For the past 300 years in the West, Jews have often had incentives to side with the fringe against the core. Now that the fringe (including blacks, latinos, and Muslims) is more anti-Jewish than the white core, that might change. Jews, like blacks, respond to incentives. If Jews in Europe keep getting slaughtered by Muslims, Jews will increasingly side with the anti-Muslim nationalist core (National Front in France, etc).
If people are rewarded for pointing out all the flaws in the majority, they’ll keep doing it. If they are punished, they’ll stop.
In strongly Muslim countries such as Saudi Arabia, there’s no incentive for Muslims to criticize Muslims. That’s not tolerated.
Every functioning society has to have taboos. The flag was a sacred object in America, for instance. The more Jewish Israel gets, the less permissible it will be to trash Jews and Judaism there. The more Jewish the Jew, the less interested he is in hearing criticism of Jews. Orthodox Jews tend to be more Jewishly nationalistic and chauvinist than Reform and secular Jews. If you want to get along in Orthodox life, you don’t trash Jews and Judaism.
The main reason blacks love Obama is that they see him as black. The main reason many non-blacks hate Obama is because they see him as black.

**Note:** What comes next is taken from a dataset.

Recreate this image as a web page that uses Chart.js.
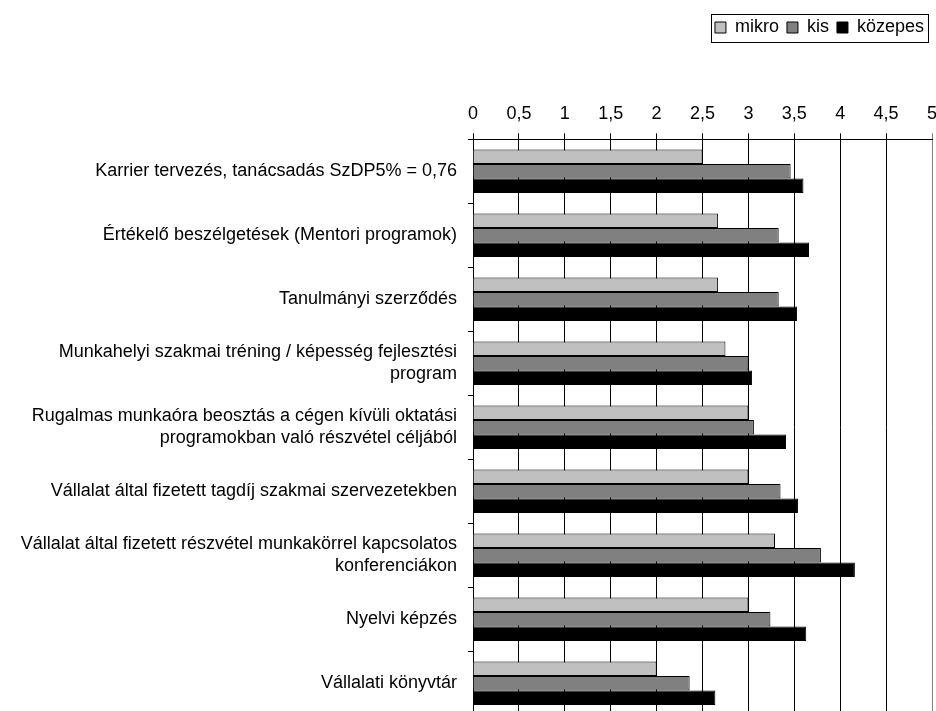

CHARLESTON, S.C. — As he left Martha Lou’s Kitchen, a soul food institution here on Wednesday, Edward Gadsden expressed irritation about the Republican determination to block President Obama from selecting Justice Antonin Scalia’s replacement on the Supreme Court.
“They’ve been fighting that man since he’s been there,” Mr. Gadsden, who is African-American, said of Mr. Obama, before pointing at his forearm to explain what he said was driving the Republican opposition: “The color of his skin, that’s all, the color of his skin.”
When Senator Mitch McConnell of Kentucky, the majority leader, said after Mr. Scalia’s death on Saturday that the next president, rather than Mr. Obama, should select a successor, the senator’s words struck a familiar and painful chord with many black voters.
After years of watching political opponents question the president’s birthplace and his faith, and hearing a member of Congress shout “You lie!” at him from the House floor, some African-Americans saw the move by Senate Republicans as another attempt to deny the legitimacy of the country’s first black president. And they call it increasingly infuriating after Mr. Obama has spent seven years in the White House and won two resounding election victories.